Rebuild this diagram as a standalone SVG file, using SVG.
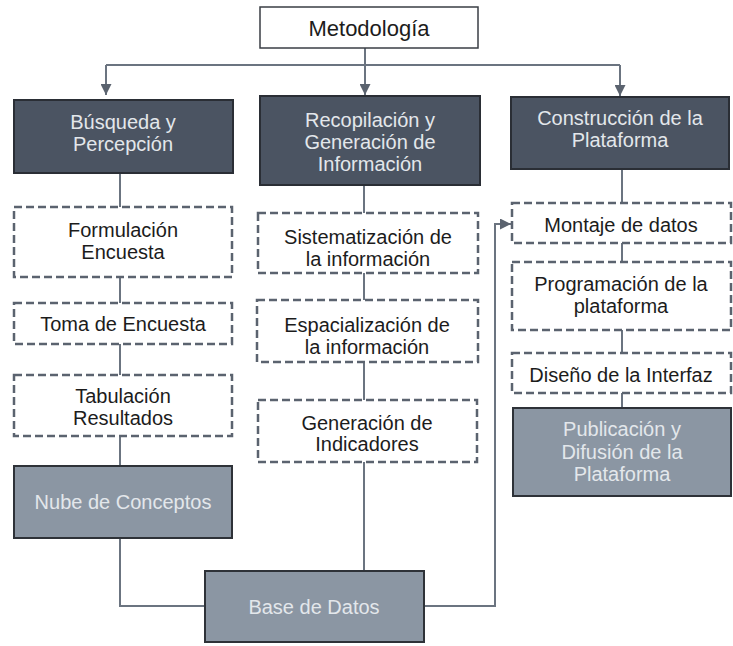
<svg xmlns="http://www.w3.org/2000/svg" width="733" height="646" viewBox="0 0 733 646">
<defs>
<style>
.t{font-family:"Liberation Sans",Arial,sans-serif;font-size:20px;text-anchor:middle}
.dk{fill:#1c1c1c}
.lt{fill:#e3e7eb}
.dark{fill:#4b5462;stroke:#2a2e35;stroke-width:2}
.mid{fill:#8b96a3;stroke:#2e3238;stroke-width:2}
.dash{fill:#fff;stroke:#5b636f;stroke-width:2.5;stroke-dasharray:8 4}
.plain{fill:#fff;stroke:#3a3e44;stroke-width:1.5}
.ln{fill:none;stroke:#6b7480;stroke-width:2}
</style>
<marker id="ah" viewBox="0 0 10 10" refX="10" refY="5" markerWidth="5.5" markerHeight="5.5" orient="auto" markerUnits="strokeWidth">
<path d="M0,0 L10,5 L0,10 Z" fill="#5b636f"/>
</marker>
</defs>
<rect width="733" height="646" fill="#fff"/>
<g id="connectors">
<path class="ln" d="M365,48 V65"/>
<path class="ln" d="M106,65 H620"/>
<path class="ln" d="M106,65 V95" marker-end="url(#ah)"/>
<path class="ln" d="M365,65 V95" marker-end="url(#ah)"/>
<path class="ln" d="M620,65 V96" marker-end="url(#ah)"/>
<path class="ln" d="M120,173 V207"/>
<path class="ln" d="M120,277 V303"/>
<path class="ln" d="M120,344 V375"/>
<path class="ln" d="M120,436 V466"/>
<path class="ln" d="M120,538 V606 H205"/>
<path class="ln" d="M364,185 V213"/>
<path class="ln" d="M364,273 V300"/>
<path class="ln" d="M364,362 V400"/>
<path class="ln" d="M364,462 V571"/>
<path class="ln" d="M424,606 H495 V224 H511" marker-end="url(#ah)"/>
<path class="ln" d="M622,169 V203"/>
<path class="ln" d="M622,243 V262"/>
<path class="ln" d="M622,330 V353"/>
<path class="ln" d="M622,393 V408"/>
</g>
<g id="metodologia">
<rect class="plain" x="260" y="7" width="218" height="41"/>
<text class="t dk" x="369" y="36" style="font-size:22px">Metodología</text>
</g>
<g id="busqueda">
<rect class="dark" x="14" y="100" width="219" height="73"/>
<text class="t lt" x="123" y="129">Búsqueda y</text>
<text class="t lt" x="123" y="151">Percepción</text>
</g>
<g id="recopilacion">
<rect class="dark" x="260" y="96" width="220" height="89"/>
<text class="t lt" x="370" y="127">Recopilación y</text>
<text class="t lt" x="370" y="149">Generación de</text>
<text class="t lt" x="370" y="171">Información</text>
</g>
<g id="construccion">
<rect class="dark" x="511" y="97" width="218" height="72"/>
<text class="t lt" x="620" y="125">Construcción de la</text>
<text class="t lt" x="620" y="147">Plataforma</text>
</g>
<g id="formulacion">
<rect class="dash" x="14" y="207" width="218" height="70"/>
<text class="t dk" x="123" y="237">Formulación</text>
<text class="t dk" x="123" y="259">Encuesta</text>
</g>
<g id="toma">
<rect class="dash" x="14" y="303" width="218" height="41"/>
<text class="t dk" x="123" y="331">Toma de Encuesta</text>
</g>
<g id="tabulacion">
<rect class="dash" x="14" y="375" width="218" height="61"/>
<text class="t dk" x="123" y="403">Tabulación</text>
<text class="t dk" x="123" y="425">Resultados</text>
</g>
<g id="nube">
<rect class="mid" x="14" y="466" width="218" height="72"/>
<text class="t lt" x="123" y="509">Nube de Conceptos</text>
</g>
<g id="sistematizacion">
<rect class="dash" x="258" y="213" width="220" height="60"/>
<text class="t dk" x="368" y="244">Sistematización de</text>
<text class="t dk" x="368" y="266">la información</text>
</g>
<g id="espacializacion">
<rect class="dash" x="257" y="300" width="221" height="62"/>
<text class="t dk" x="367" y="332">Espacialización de</text>
<text class="t dk" x="367" y="354">la información</text>
</g>
<g id="generacion">
<rect class="dash" x="258" y="400" width="219" height="62"/>
<text class="t dk" x="367" y="430">Generación de</text>
<text class="t dk" x="367" y="451">Indicadores</text>
</g>
<g id="base">
<rect class="mid" x="205" y="571" width="219" height="71"/>
<text class="t lt" x="314" y="614">Base de Datos</text>
</g>
<g id="montaje">
<rect class="dash" x="512" y="203" width="219" height="40"/>
<text class="t dk" x="621" y="232">Montaje de datos</text>
</g>
<g id="programacion">
<rect class="dash" x="512" y="262" width="219" height="68"/>
<text class="t dk" x="621" y="291">Programación de la</text>
<text class="t dk" x="621" y="313">plataforma</text>
</g>
<g id="diseno">
<rect class="dash" x="512" y="353" width="219" height="40"/>
<text class="t dk" x="621" y="382">Diseño de la Interfaz</text>
</g>
<g id="publicacion">
<rect class="mid" x="513" y="408" width="218" height="88"/>
<text class="t lt" x="622" y="436">Publicación y</text>
<text class="t lt" x="622" y="459">Difusión de la</text>
<text class="t lt" x="622" y="481">Plataforma</text>
</g>
</svg>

+ + + + + + +

▶ **THE PROBLEM**: All the material shown above is to be copied exactly, with no pictures carried over.

▶ **RESULT**:
Rebuild this diagram as a standalone SVG file, using SVG.
<svg xmlns="http://www.w3.org/2000/svg" width="733" height="646" viewBox="0 0 733 646">
<defs>
<style>
.t{font-family:"Liberation Sans",Arial,sans-serif;font-size:20px;text-anchor:middle}
.dk{fill:#1c1c1c}
.lt{fill:#e3e7eb}
.dark{fill:#4b5462;stroke:#2a2e35;stroke-width:2}
.mid{fill:#8b96a3;stroke:#2e3238;stroke-width:2}
.dash{fill:#fff;stroke:#5b636f;stroke-width:2.5;stroke-dasharray:8 4}
.plain{fill:#fff;stroke:#3a3e44;stroke-width:1.5}
.ln{fill:none;stroke:#6b7480;stroke-width:2}
</style>
<marker id="ah" viewBox="0 0 10 10" refX="10" refY="5" markerWidth="5.5" markerHeight="5.5" orient="auto" markerUnits="strokeWidth">
<path d="M0,0 L10,5 L0,10 Z" fill="#5b636f"/>
</marker>
</defs>
<rect width="733" height="646" fill="#fff"/>
<g id="connectors">
<path class="ln" d="M365,48 V65"/>
<path class="ln" d="M106,65 H620"/>
<path class="ln" d="M106,65 V95" marker-end="url(#ah)"/>
<path class="ln" d="M365,65 V95" marker-end="url(#ah)"/>
<path class="ln" d="M620,65 V96" marker-end="url(#ah)"/>
<path class="ln" d="M120,173 V207"/>
<path class="ln" d="M120,277 V303"/>
<path class="ln" d="M120,344 V375"/>
<path class="ln" d="M120,436 V466"/>
<path class="ln" d="M120,538 V606 H205"/>
<path class="ln" d="M364,185 V213"/>
<path class="ln" d="M364,273 V300"/>
<path class="ln" d="M364,362 V400"/>
<path class="ln" d="M364,462 V571"/>
<path class="ln" d="M424,606 H495 V224 H511" marker-end="url(#ah)"/>
<path class="ln" d="M622,169 V203"/>
<path class="ln" d="M622,243 V262"/>
<path class="ln" d="M622,330 V353"/>
<path class="ln" d="M622,393 V408"/>
</g>
<g id="metodologia">
<rect class="plain" x="260" y="7" width="218" height="41"/>
<text class="t dk" x="369" y="36" style="font-size:22px">Metodología</text>
</g>
<g id="busqueda">
<rect class="dark" x="14" y="100" width="219" height="73"/>
<text class="t lt" x="123" y="129">Búsqueda y</text>
<text class="t lt" x="123" y="151">Percepción</text>
</g>
<g id="recopilacion">
<rect class="dark" x="260" y="96" width="220" height="89"/>
<text class="t lt" x="370" y="127">Recopilación y</text>
<text class="t lt" x="370" y="149">Generación de</text>
<text class="t lt" x="370" y="171">Información</text>
</g>
<g id="construccion">
<rect class="dark" x="511" y="97" width="218" height="72"/>
<text class="t lt" x="620" y="125">Construcción de la</text>
<text class="t lt" x="620" y="147">Plataforma</text>
</g>
<g id="formulacion">
<rect class="dash" x="14" y="207" width="218" height="70"/>
<text class="t dk" x="123" y="237">Formulación</text>
<text class="t dk" x="123" y="259">Encuesta</text>
</g>
<g id="toma">
<rect class="dash" x="14" y="303" width="218" height="41"/>
<text class="t dk" x="123" y="331">Toma de Encuesta</text>
</g>
<g id="tabulacion">
<rect class="dash" x="14" y="375" width="218" height="61"/>
<text class="t dk" x="123" y="403">Tabulación</text>
<text class="t dk" x="123" y="425">Resultados</text>
</g>
<g id="nube">
<rect class="mid" x="14" y="466" width="218" height="72"/>
<text class="t lt" x="123" y="509">Nube de Conceptos</text>
</g>
<g id="sistematizacion">
<rect class="dash" x="258" y="213" width="220" height="60"/>
<text class="t dk" x="368" y="244">Sistematización de</text>
<text class="t dk" x="368" y="266">la información</text>
</g>
<g id="espacializacion">
<rect class="dash" x="257" y="300" width="221" height="62"/>
<text class="t dk" x="367" y="332">Espacialización de</text>
<text class="t dk" x="367" y="354">la información</text>
</g>
<g id="generacion">
<rect class="dash" x="258" y="400" width="219" height="62"/>
<text class="t dk" x="367" y="430">Generación de</text>
<text class="t dk" x="367" y="451">Indicadores</text>
</g>
<g id="base">
<rect class="mid" x="205" y="571" width="219" height="71"/>
<text class="t lt" x="314" y="614">Base de Datos</text>
</g>
<g id="montaje">
<rect class="dash" x="512" y="203" width="219" height="40"/>
<text class="t dk" x="621" y="232">Montaje de datos</text>
</g>
<g id="programacion">
<rect class="dash" x="512" y="262" width="219" height="68"/>
<text class="t dk" x="621" y="291">Programación de la</text>
<text class="t dk" x="621" y="313">plataforma</text>
</g>
<g id="diseno">
<rect class="dash" x="512" y="353" width="219" height="40"/>
<text class="t dk" x="621" y="382">Diseño de la Interfaz</text>
</g>
<g id="publicacion">
<rect class="mid" x="513" y="408" width="218" height="88"/>
<text class="t lt" x="622" y="436">Publicación y</text>
<text class="t lt" x="622" y="459">Difusión de la</text>
<text class="t lt" x="622" y="481">Plataforma</text>
</g>
</svg>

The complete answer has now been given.